---------- RECORDS SHOWN ----------

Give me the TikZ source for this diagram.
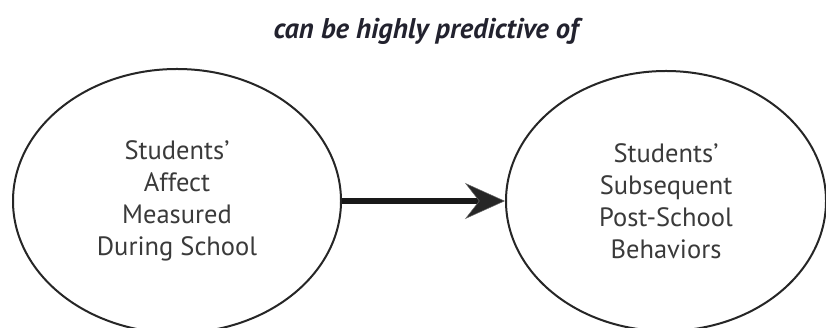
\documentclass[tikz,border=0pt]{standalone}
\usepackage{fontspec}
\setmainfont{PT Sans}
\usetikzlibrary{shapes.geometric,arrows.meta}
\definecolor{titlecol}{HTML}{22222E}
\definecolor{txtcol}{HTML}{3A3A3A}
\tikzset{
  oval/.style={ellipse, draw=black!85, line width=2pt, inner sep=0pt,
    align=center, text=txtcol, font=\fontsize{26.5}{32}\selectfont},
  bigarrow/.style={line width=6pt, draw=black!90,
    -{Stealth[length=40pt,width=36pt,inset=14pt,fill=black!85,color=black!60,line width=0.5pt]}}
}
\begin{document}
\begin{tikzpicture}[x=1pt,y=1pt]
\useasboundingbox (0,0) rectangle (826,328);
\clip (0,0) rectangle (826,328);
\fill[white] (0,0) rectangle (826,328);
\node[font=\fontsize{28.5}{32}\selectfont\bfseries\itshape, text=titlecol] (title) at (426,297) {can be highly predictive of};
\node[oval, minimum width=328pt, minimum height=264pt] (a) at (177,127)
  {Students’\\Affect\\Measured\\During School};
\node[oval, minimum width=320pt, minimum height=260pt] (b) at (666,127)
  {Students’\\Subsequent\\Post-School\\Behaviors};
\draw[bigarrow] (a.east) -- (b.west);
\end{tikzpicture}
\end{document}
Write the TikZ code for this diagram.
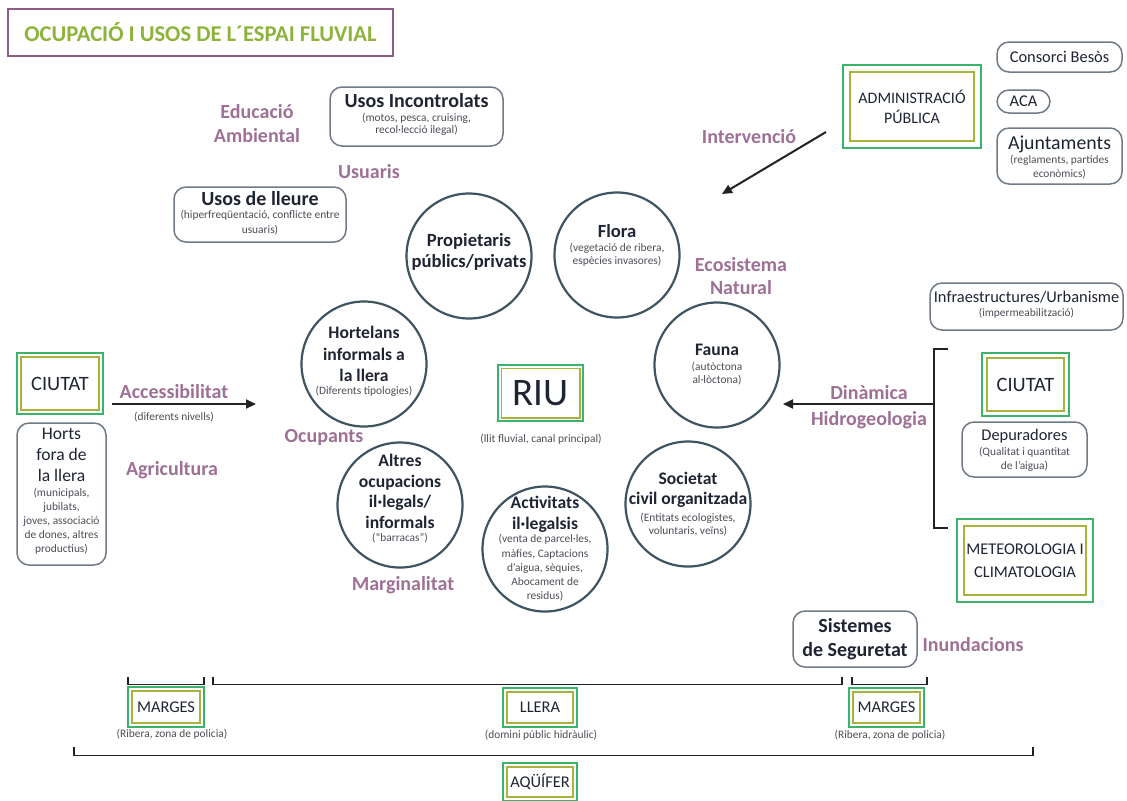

----------

#### [WORK INSTRUCTIONS]
From the data above, copy each line that holds "this".

#### [EXERCISE ANSWER]
Give me the TikZ source for this diagram.
Write the TikZ code for this diagram.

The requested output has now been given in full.